I can only be grateful to the artists I’ve worked with, and to people who’ve sent me fan art unsolicited. They don’t match what I have in my imagination – how could they? Each piece of artwork is the artist’s vision, and when an artist is inspired by something I did, I’m just flat out gobsmacked and thankful. It’s funny, though, when I see graphic adaptations of work by Lovecraft and Ligotti, say, they rarely resonate with me, because they are extremely different from what I pictured in my head. For some reason when I see visual adaptations of my own stuff, that doesn’t matter to me one whit. And yes, sometimes they do work that brings something out I hadn’t seen or considered before. I believe I used the figures from Aeron Alfrey’s Rangel cover…figures he came up with on his own…in a story I wrote after I saw it. Aeron, Dave Felton, Nick Gucker, Michael Bukowski, Yves Tourigny, and others…these are people with incredible talent. It’s a gift to work with them. When I was writing the stories that ended up in Gateways, I never imagined that ten, twelve years down the line I’d be seeing art based on what I was writing. It never fails to excite me.
If you could go back in time, and take three stories from any author, alive or dead, and claim them as your own, what three stories would you take?
Lovecraft’s The Rats in the Walls, Mannequins in Aspects of Terror by Mark Samuels, and Raise High the Roof Beam, Carpenters by J.D. Salinger. I already have about forty more in my head.
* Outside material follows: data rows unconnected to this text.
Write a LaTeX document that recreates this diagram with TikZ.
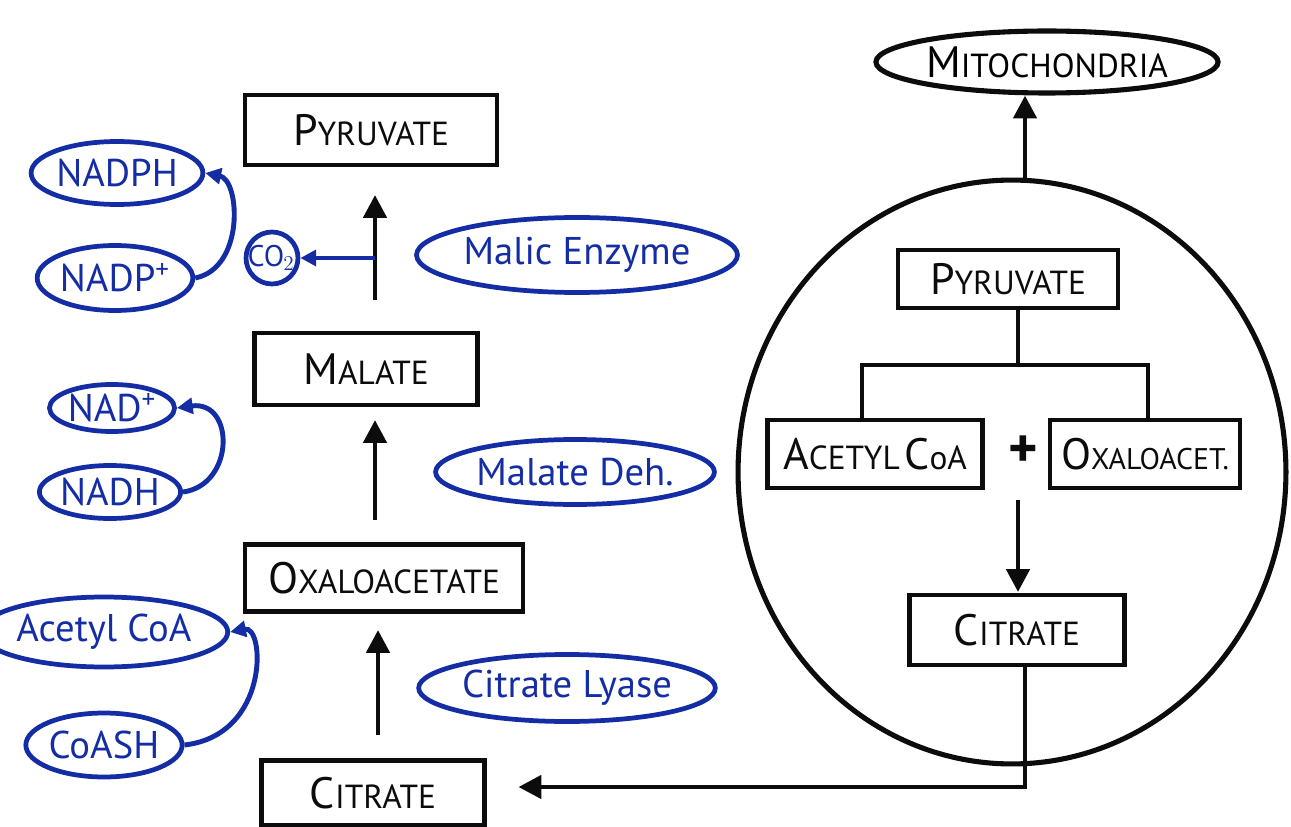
\documentclass[tikz,border=0pt]{standalone}
\usepackage{fontspec}
\setmainfont{PT Sans}
\usetikzlibrary{arrows.meta,shapes.geometric}
\definecolor{ink}{RGB}{12,12,12}
\definecolor{pen}{RGB}{20,45,165}
% hand-lettered small caps: large initial, smaller remainder
\newcommand{\Cap}[1]{{\fontsize{25}{25}\selectfont #1}}
\newcommand{\Low}[1]{{\fontsize{19}{19}\selectfont #1}}
\begin{document}
\begin{tikzpicture}[x=0.02cm,y=-0.02cm,
  box/.style={draw=ink, line width=2.7pt, rectangle, inner sep=0pt, text=ink},
  tag/.style={draw=pen, ellipse, line width=2.7pt, inner sep=0pt, text=pen, font=\fontsize{22}{22}\selectfont},
  bigarrow/.style={draw=ink, line width=2.8pt, -{Triangle[length=13pt,width=13pt]}},
  loop/.style={draw=pen, line width=2.8pt, -{Triangle[length=9pt,width=9pt]}},
  wire/.style={draw=ink, line width=2.7pt}]
\useasboundingbox (0,0) rectangle (1291,827);

% ---- cytosol pathway ----
\node[box, minimum width=5.04cm, minimum height=1.4cm]  (pyr) at (371,130) {\Cap{P}\Low{YRUVATE}};
\node[box, minimum width=4.46cm, minimum height=1.44cm] (mal) at (366,369) {\Cap{M}\Low{ALATE}};
\node[box, minimum width=5.56cm, minimum height=1.34cm] (oaa) at (384,578) {\Cap{O}\Low{XALOACETATE}};
\node[box, minimum width=4.46cm, minimum height=1.3cm]  (cit) at (373,793) {\Cap{C}\Low{ITRATE}};

\coordinate (a1s) at (375,300); \coordinate (a1e) at (375,195);
\coordinate (a2s) at (375,520); \coordinate (a2e) at (375,420);
\coordinate (a3s) at (378,735); \coordinate (a3e) at (378,630);
\draw[bigarrow] (a1s) -- (a1e);
\draw[bigarrow] (a2s) -- (a2e);
\draw[bigarrow] (a3s) -- (a3e);

% carbon dioxide release
\node[draw=pen, circle, line width=2.7pt, minimum size=0.86cm, inner sep=0pt, text=pen,
      font=\fontsize{17}{17}\selectfont] (co2) at (272,258) {\kern-1pt CO\kern-0.5pt$_2$};
\coordinate (co2j) at (375,258);
\draw[loop] (co2j) -- (co2.east);

% enzymes
\node[tag, minimum width=5.8cm,  minimum height=1.5cm]  (me)  at (577,255) {Malic Enzyme};
\node[tag, minimum width=5.52cm, minimum height=1.3cm]  (mdh) at (575,472) {Malate Deh.};
\node[tag, minimum width=5.42cm, minimum height=1.34cm] (cl)  at (567,688) {Citrate Lyase};

% cofactors
\node[tag, minimum width=3.06cm, minimum height=1.26cm] (nadph) at (117,173) {NADPH};
\node[tag, minimum width=3.0cm,  minimum height=1.3cm]  (nadp)  at (115,278) {NADP\textsuperscript{+}};
\node[tag, minimum width=2.2cm,  minimum height=0.94cm] (nad)   at (112,408) {NAD\textsuperscript{+}};
\node[tag, minimum width=2.44cm, minimum height=1.06cm] (nadh)  at (110,492) {NADH};
\node[tag, minimum width=3.84cm, minimum height=1.4cm]  (acoa)  at (104,632) {Acetyl CoA};
\node[tag, minimum width=3.04cm, minimum height=1.28cm] (coash) at (104,745) {CoASH};

\draw[loop] (nadp.east) .. controls (245,268) and (240,180) .. (nadph.east);
\draw[loop] (nadh.east) .. controls (235,485) and (235,400) .. (nad.east);
\draw[loop] (coash.east) .. controls (270,735) and (265,625) .. (acoa.east);

% ---- mitochondrion ----
\node[draw=ink, line width=2.9pt, ellipse, minimum width=10.96cm, minimum height=11.68cm] (mito) at (1012,472) {};
\node[draw=ink, line width=2.9pt, ellipse, minimum width=6.0cm, minimum height=1.24cm, inner sep=0pt] (mlab) at (1047,62)
  {\Cap{M}\Low{ITOCHONDRIA}};
\coordinate (mtop) at (1025,181);
\draw[bigarrow] (mtop) -- (mlab.south -| mtop);

\node[box, minimum width=4.4cm, minimum height=1.16cm] (ipyr) at (1008,279) {\Cap{P}\Low{YRUVATE}};
\node[box, minimum width=4.3cm, minimum height=1.36cm] (iac)  at (875,454)  {\Cap{A}\Low{CETYL} \Cap{C}\Low{oA}};
\node[box, minimum width=3.8cm, minimum height=1.36cm] (ioaa) at (1145,454)
  {\Cap{O}{\fontsize{17}{17}\selectfont XALOACET.}};
\node[text=ink, font=\bfseries\fontsize{32}{32}\selectfont] (plus) at (1023,452) {+};
\node[box, minimum width=4.3cm, minimum height=1.4cm]  (icit) at (1017,630) {\Cap{C}\Low{ITRATE}};

% branching split of pyruvate
\coordinate (split) at (1018,365);
\draw[wire] (ipyr.south -| split) -- (split);
\draw[wire] (iac.north -| 862,0) |- (split) -| (ioaa.north -| 1148,0);
\coordinate (d1) at (1018,500); \coordinate (d2) at (1018,592);
\draw[bigarrow] (d1) -- (d2);

% citrate export to the cytosol
\coordinate (bend) at (1025,787);
\draw[bigarrow, shorten >=18pt] (icit.south -| bend) -- (bend) -- (bend -| cit.east);
\end{tikzpicture}
\end{document}
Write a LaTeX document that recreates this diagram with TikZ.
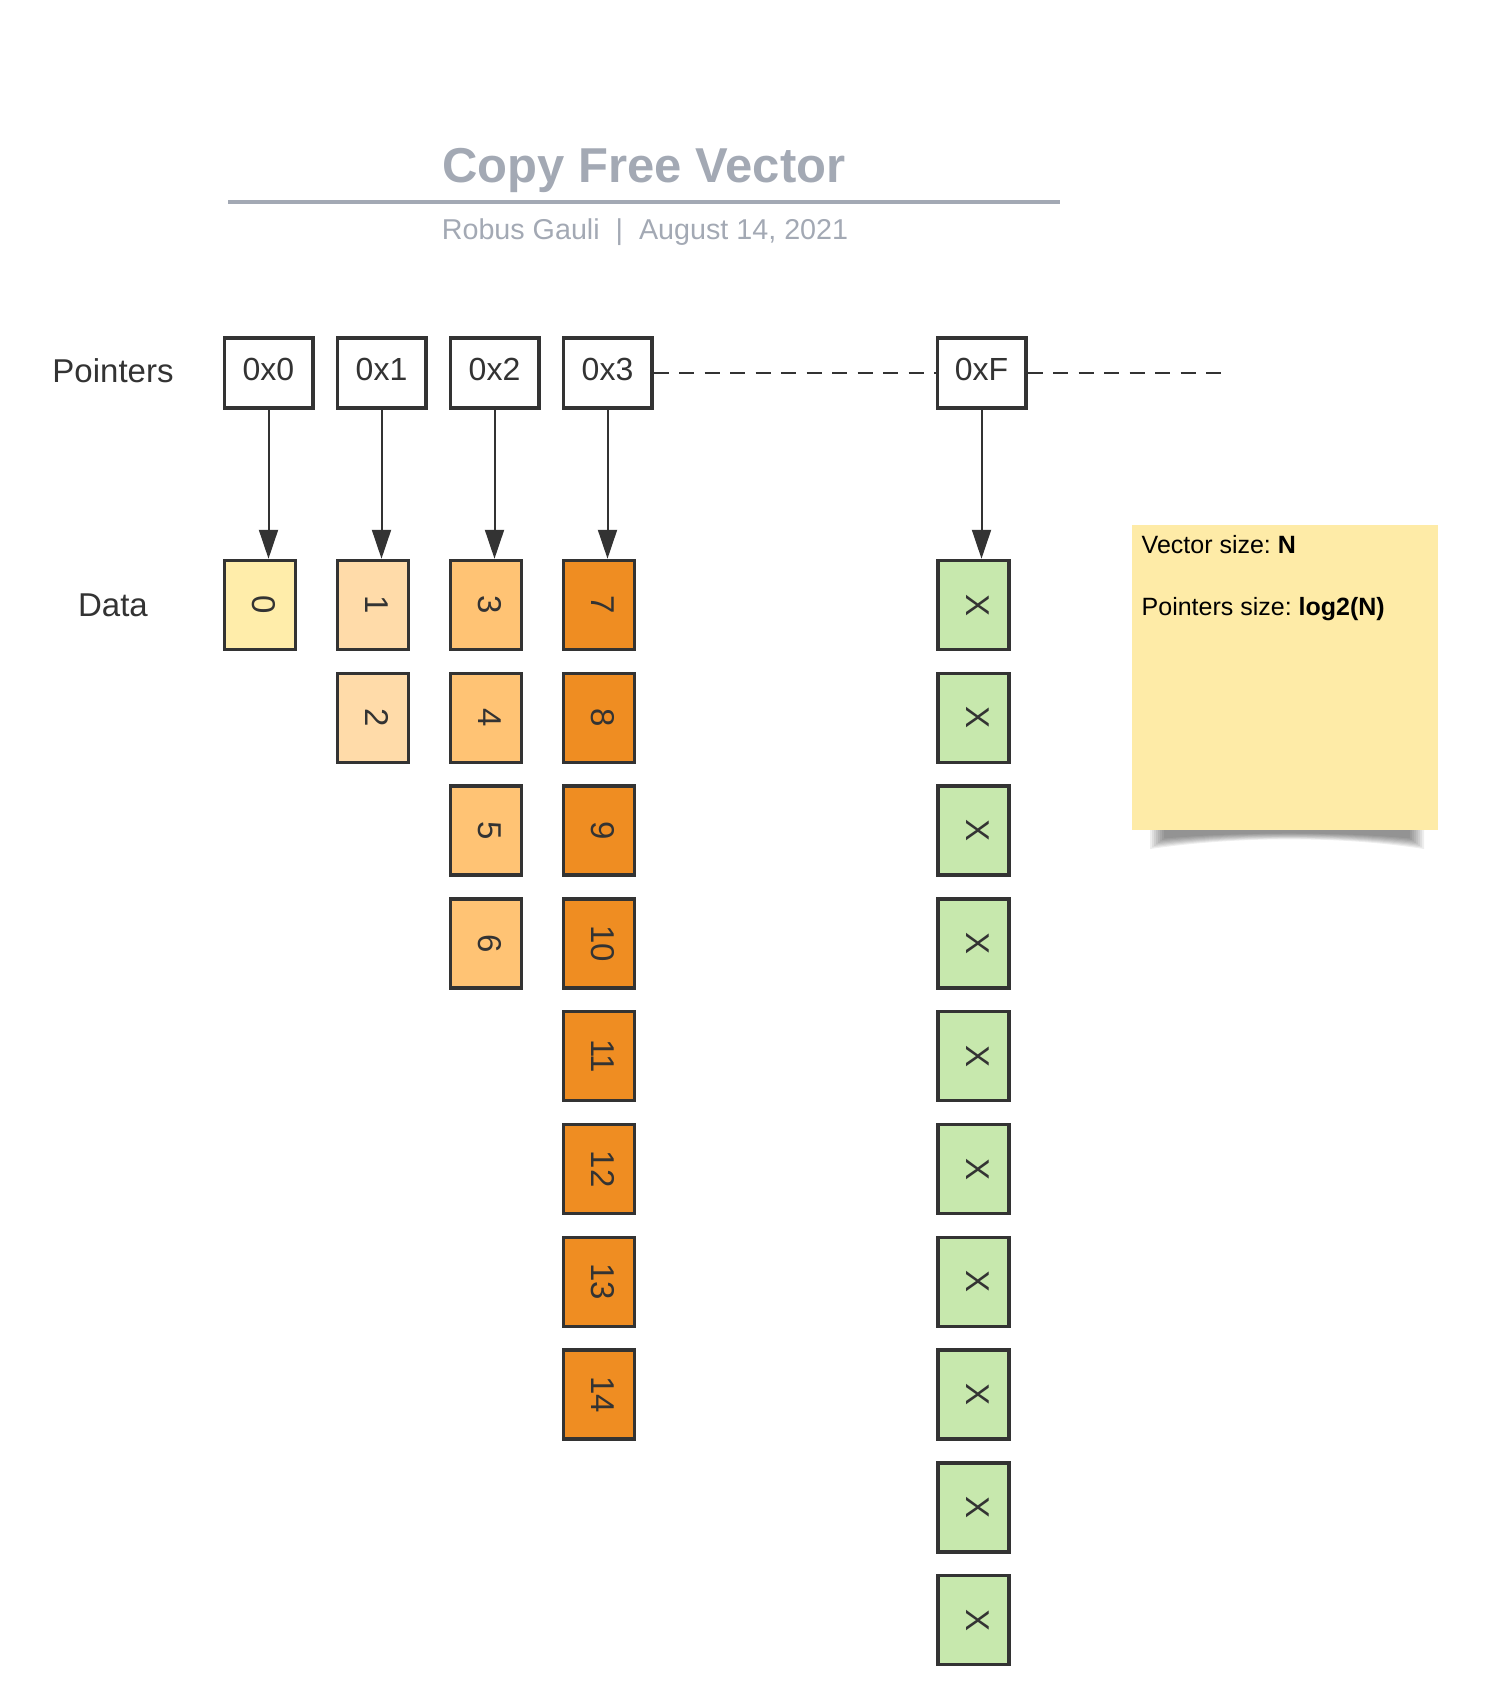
\documentclass[tikz,border=0pt]{standalone}
\usepackage{fontspec}
\setmainfont{Liberation Sans}
\usetikzlibrary{arrows.meta}
\definecolor{ink}{HTML}{333333}
\definecolor{titlegray}{HTML}{A3A9B4}
\definecolor{cA}{HTML}{FFEDAA}
\definecolor{cB}{HTML}{FFDBA9}
\definecolor{cC}{HTML}{FFC374}
\definecolor{cD}{HTML}{EF8D22}
\definecolor{cX}{HTML}{C7E8AD}
\definecolor{notebg}{HTML}{FEEBA7}
\frenchspacing
\begin{document}
\begin{tikzpicture}[x=1pt,y=-1pt,
  ptr/.style={draw=ink, line width=3.5pt, fill=white, minimum width=88.5pt, minimum height=70pt,
    inner sep=0pt, text=ink, font=\fontsize{32}{38}\selectfont, text height=23pt, text depth=8pt},
  cell/.style={draw=ink, line width=3.5pt, minimum width=71pt, minimum height=89pt, inner sep=0pt},
  num/.style={text=ink, font=\fontsize{33}{40}\selectfont, rotate=-90, inner sep=0pt},
  link/.style={draw=ink, line width=2pt, -{Triangle[length=29pt,width=19pt]}},
  dashline/.style={draw=ink, line width=2.5pt, dash pattern=on 15pt off 10.5pt},
  lbl/.style={text=ink, font=\fontsize{33}{40}\selectfont, anchor=base, inner sep=0pt},
  notetxt/.style={text=black, font=\fontsize{25}{31}\selectfont, anchor=base west, inner sep=0pt}]
\useasboundingbox (0,0) rectangle (1506,1699);

% title block
\node[text=titlegray, font=\fontsize{49}{57}\selectfont\bfseries, anchor=base, inner sep=0pt] (title) at (644,183) {Copy Free Vector};
\draw[titlegray, line width=4pt] (228,202) -- (1060,202);
\node[text=titlegray, font=\fontsize{28.7}{34}\selectfont, anchor=base, inner sep=0pt] (sub) at (645,240) {Robus Gauli\ \ |\ \ August 14, 2021};

% row labels
\node[lbl] (lp) at (113,382) {Pointers};
\node[lbl] (ld) at (113,616) {Data};

% pointers
\node[ptr] (p0) at (268.5,373) {0x0};
\node[ptr] (p1) at (381.5,373) {0x1};
\node[ptr] (p2) at (494.5,373) {0x2};
\node[ptr] (p3) at (607.5,373) {0x3};
\node[ptr] (pF) at (981.5,373) {0xF};
\coordinate (dend) at (1229,373);
\draw[dashline] (p3.east) -- (pF.west);
\draw[dashline] (pF.east) -- (dend);

% data cells
\foreach \n [count=\i from 0] in {0} {
  \node[cell, fill=cA] (a\i) at (260,605+112.8*\i) {};
  \node[num] at ([xshift=4pt]a\i.center) {\n};}
\foreach \n [count=\i from 0] in {1,2} {
  \node[cell, fill=cB] (b\i) at (373,605+112.8*\i) {};
  \node[num] at ([xshift=4pt]b\i.center) {\n};}
\foreach \n [count=\i from 0] in {3,4,5,6} {
  \node[cell, fill=cC] (c\i) at (486,605+112.8*\i) {};
  \node[num] at ([xshift=4pt]c\i.center) {\n};}
\foreach \n [count=\i from 0] in {7,8,9,10,11,12,13,14} {
  \node[cell, fill=cD] (d\i) at (599,605+112.8*\i) {};
  \node[num] at ([xshift=4pt]d\i.center) {\n};}
\foreach \i in {0,...,9} {
  \node[cell, fill=cX] (x\i) at (973.5,605+112.8*\i) {};
  \node[num] at ([xshift=4pt]x\i.center) {X};}

% links
\draw[link] (p0) -- (p0 |- a0.north);
\draw[link] (p1) -- (p1 |- b0.north);
\draw[link] (p2) -- (p2 |- c0.north);
\draw[link] (p3) -- (p3 |- d0.north);
\draw[link] (pF) -- (pF |- x0.north);

% sticky note with curled shadow
\foreach \k in {0,...,7} {
  \fill[black, opacity=0.065] (1150+\k*2,815) -- (1424-\k*2,815) -- (1424-\k*2,849-\k*1.5)
    .. controls (1340,836-\k*0.6) and (1240,836-\k*0.6) .. (1150+\k*2,849-\k*1.5) -- cycle;}
\node[fill=notebg, minimum width=306pt, minimum height=305pt, inner sep=0pt, anchor=north west] (note) at (1132,525) {};
\node[notetxt] (n1) at (1141.5,553.8) {Vector size: \textbf{N}};
\node[notetxt] (n2) at (1141.5,615.8) {Pointers size: \textbf{log2(N)}};
\end{tikzpicture}
\end{document}
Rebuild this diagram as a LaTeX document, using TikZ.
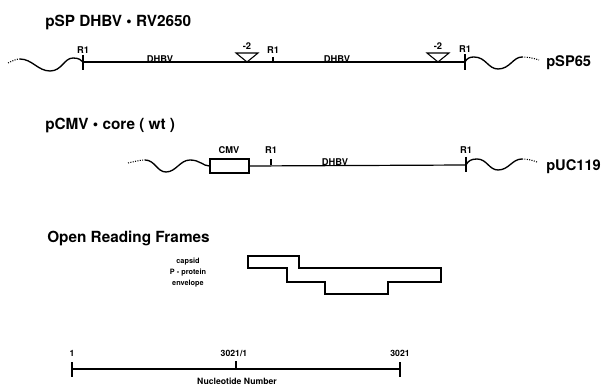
\documentclass[tikz,border=0pt]{standalone}
\usepackage{fontspec}
\setmainfont{TeX Gyre Heros}
\usetikzlibrary{calc}

\begin{document}
\begin{tikzpicture}[
  x=0.75pt, y=-0.75pt,
  every node/.style={inner sep=0pt},
  title/.style={font=\fontsize{11.5}{13}\selectfont\bfseries, anchor=west},
  vecname/.style={font=\fontsize{11}{13}\selectfont\bfseries, anchor=west},
  site/.style={font=\fontsize{7}{8}\selectfont\bfseries},
  orflab/.style={font=\fontsize{5.5}{6}\selectfont\bfseries},
  scalelab/.style={font=\fontsize{6.5}{7}\selectfont\bfseries},
  dna/.style={line width=0.9pt},
  wave/.style={line width=1pt},
  tail/.style={line width=0.8pt, densely dotted},
]
\useasboundingbox (0,0) rectangle (608,385);

%% Construct 1: pSP DHBV . RV2650 (line at y=62)
\node[title] (t1) at (45,22) {pSP DHBV • RV2650};
\coordinate (a1) at (83,62);
\coordinate (b1) at (465,62);
\draw[dna] (a1) -- (b1);
\draw[tail] (8,63) .. controls (12,61) and (16,59) .. (20,59);
\draw[wave] (20,59) .. controls (32,59) and (38,71) .. (50,71)
  .. controls (62,71) and (64,58) .. (73,58)
  .. controls (79,58) and (81,60) .. (a1);
\draw[wave] (b1) .. controls (467,58) and (470,57) .. (474,57)
  .. controls (486,57) and (488,69) .. (498,69)
  .. controls (510,69) and (513,57) .. (522,57);
\draw[tail] (522,57) .. controls (528,57) and (533,58) .. (539,60);
\draw[dna] (83,55) -- (83,70);
\draw[dna] (273,57) -- (273,62);
\draw[dna] (465,54) -- (465,70);
\node[site] (r1a) at (83,50) {R1};
\node[site] (r1b) at (273,50) {R1};
\node[site] (r1c) at (465,49) {R1};
\node[site, anchor=base] (dh1) at (160,62.5) {DHBV};
\node[site, anchor=base] (dh2) at (337,62.5) {DHBV};
%% -2 frameshift marks
\foreach \n/\xm in {m1/247, m2/438}{
  \draw[line width=0.8pt] (\xm-11,53) -- (\xm+11,53) -- (\xm,62) -- cycle;
  \node[site] (\n) at (\xm,46) {-2};
}
\node[vecname] (v1) at (546,63) {pSP65};

%% Construct 2: pCMV . core (wt) (line at y=165)
\node[title] (t2) at (45,125) {pCMV • core ( wt )};
\node[draw, line width=0.8pt, minimum width=29.25pt,
  minimum height=10.5pt] (cmv) at (229.5,166) {};
\coordinate (b2) at (466,165);
\draw[dna] (cmv.east) -- (b2);
\draw[tail] (128,163) .. controls (133,162) and (139,160) .. (145,160);
\draw[wave] (145,160) .. controls (155,160) and (157,172) .. (166,172)
  .. controls (176,172) and (180,160) .. (190,160)
  .. controls (200,160) and (203,166) .. (cmv.west);
\draw[wave] (b2) .. controls (468,161) and (471,159) .. (477,159)
  .. controls (487,159) and (489,170) .. (498,170)
  .. controls (509,170) and (512,159) .. (522,159);
\draw[tail] (522,159) .. controls (527,159) and (532,160) .. (537,162);
\draw[dna] (271,159) -- (271,165);
\draw[dna] (466,157) -- (466,172);
\node[site] (cmvl) at (229,150) {CMV};
\node[site] (r1d) at (271,150) {R1};
\node[site] (r1e) at (466,150) {R1};
\node[site, anchor=base] (dh3) at (335,165.5) {DHBV};
\node[vecname] (v2) at (546,167) {pUC119};

%% Open reading frames (capsid / P - protein / envelope outline)
\node[title] (t3) at (47,238) {Open Reading Frames};
\node[orflab] (cap) at (188,262) {capsid};
\node[orflab] (pol) at (188,273) {P - protein};
\node[orflab] (env) at (188,284) {envelope};
\draw[line width=0.8pt] (248,256) -- (299,256) -- (299,268) -- (441,268)
  -- (441,282) -- (388,282) -- (388,294) -- (325,294) -- (325,282)
  -- (287,282) -- (287,268) -- (248,268) -- cycle;

%% Nucleotide scale
\coordinate (s1) at (72,369);
\coordinate (s2) at (400,369);
\coordinate (s3) at (236,369);
\draw[dna] (s1) -- (s2);
\draw[dna] ($(s1)+(0,-7)$) -- ($(s1)+(0,8)$);
\draw[dna] ($(s2)+(0,-7)$) -- ($(s2)+(0,8)$);
\draw[dna] ($(s3)+(0,-8)$) -- (s3);
\node[scalelab] (n1) at (72,353) {1};
\node[scalelab] (n2) at (234,353) {3021/1};
\node[scalelab] (n3) at (400,353) {3021};
\node[scalelab, anchor=north] (nn) at (237,377.5) {Nucleotide Number};
\end{tikzpicture}
\end{document}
I’m tempted to keep going.
So what’s next? Any upcoming projects you would like to talk about?
I’m working on the serial still, and I have a few chapters of a third WXXT/Leeds book in a folder on my computer. I have a few ideas for collections down the road, including a collection of Lovecraft satires, a collection by a fictional author (with me writing the introduction), and a more traditional collection I’d like to have out in 2019 or 2020, one for which I hope to find a publisher. I also have a tentative plan to do something unique, another collaboration with artist/game designer Yves Tourigny—it’s still only in the idea stage, but if it comes to pass, I think people will really like it.